July 8, 2012
Will public radio and television soon cease to be an oasis from the sound and fury of political advertising?
It’s quite possible, though thankfully nothing’s likely to change before this election. And the local public radio station has assured its listeners that despite the temptations of filthy lucre from the politicos, KSFR will not accept political ads even if the practice becomes legal.
|The future face of public broadcasting?|
Last April a three-judge federal Appeals Court panel in San Francisco struck down as unconstitutional the decades-long ban on political ads on public broadcasting outlets. On June 29, the U.S. Department of Justice requested the appeals court rehear the case, saying the April decision “threatens the noncommercial, educational character of public broadcasting.”
KSFR and KPBS, a San Diego TV station, are the only two public broadcast stations across the country I could find that have created a policy against accepting political ads.
“It is a time-honored tradition of public broadcasting to be independent of controversial, one-sided advertising,” KSFR’s board said in a statement shortly after the court decision. “At KSFR News, especially, our editorial position is to be as objective as humanly possible. … The board and staff remain committed to keeping Santa Fe public radio safe and secure from the manipulations of outside interests so that we may continue to serve the public interest.”
(Full disclosure upfront: I’ve been a volunteer with KSFR for nearly 20 years. For most of that time, I’ve produced two weekly music shows. (THIS and THIS) I don’t even know most of the station’s board members and I am not paid for my work there.)
KSFR’s news director, Bill Dupuy, was on the air Thursday afternoon during the station’s fundraiser using the station’s stance as a fundraising talking point. This raised a lot of positive comments from donors, Dupuy said later, including an email from a listener who wrote, “I support KSFR’s position on this issue entirely. I have just put my own money where my mouth is, so to speak, by pledging to KSFR for the first time.”

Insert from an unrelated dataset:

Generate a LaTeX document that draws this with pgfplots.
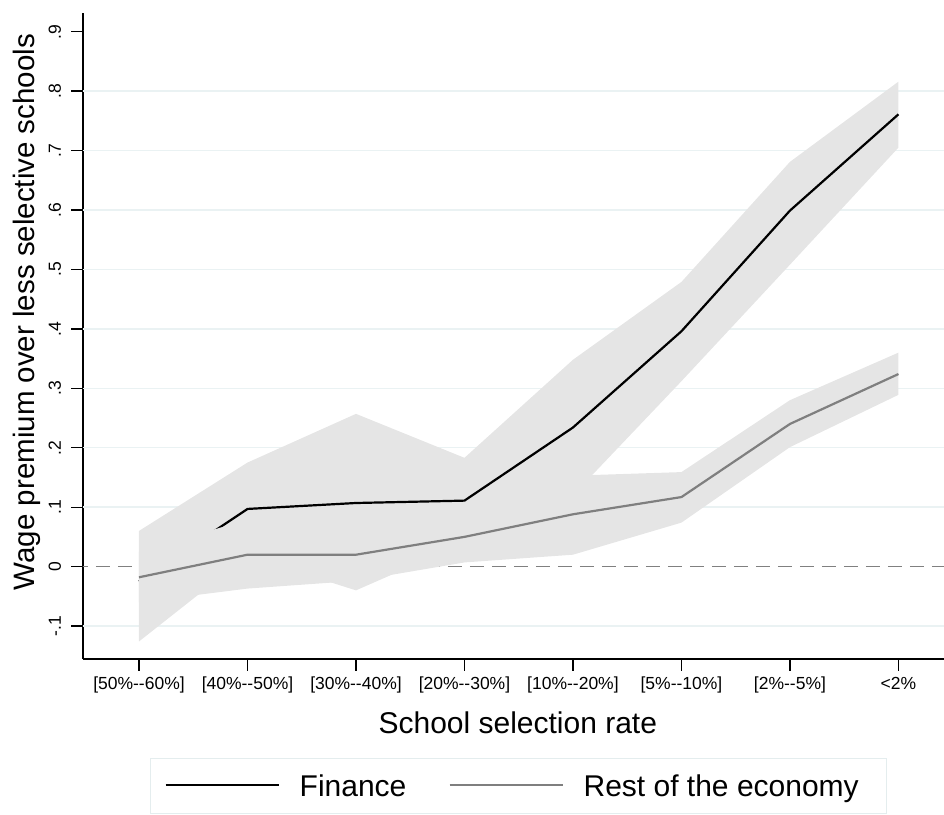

“It sets a bad precedent,” Dupuy said. “It could undermine the whole idea of public radio.”
Richard Towne, general manager of KUNM radio in Albuquerque, agreed. He said Thursday that while his station hasn’t taken an official stand on the court ruling, “I don’t think anyone in noncommercial [broadcasting] wants to see this happen,” he said. “It would fundamentally change our sound.”
Both Towne and Dupuy expressed concern that a lift on the political ad ban might mean stations would be required to accept ads from candidates. Proponents of the idea could argue that denying someone’s ad would be contrary to free speech. Robin Hagen Cane, writing in a blog at Findlaw.com last week, doesn’t think so, however.
“Public broadcasting stations would not be required to take political ad revenue under the ruling, but stations that are struggling would probably be tempted,” Cane wrote.
Indeed, getting a share of the political ad pile could mean big cash bucks for a public station. Cane quoted Laura Martin, an entertainment and Internet analyst for New York investment bank Needham & Co., who told the Boston Globe that spending on political ads on local television stations alone could reach $3.2 billion this year.
That’s a lot of tote bags.
The Globe in April quoted a consultant for the Democratic Party saying public radio advertising could be great for liberal and moderate candidates in radio markets dominated by conservative talk shows. It would be “better than Christmas, better than winning the lottery,’’ consultant Michael Goldman said, because public-radio audiences generally favor Democrats.
I guess one way for listeners and viewers to fight back against stations that start running political ads: During the next fund drive, instead of pledging money, pledge to vote against any candidate who advertises on your favorite public station.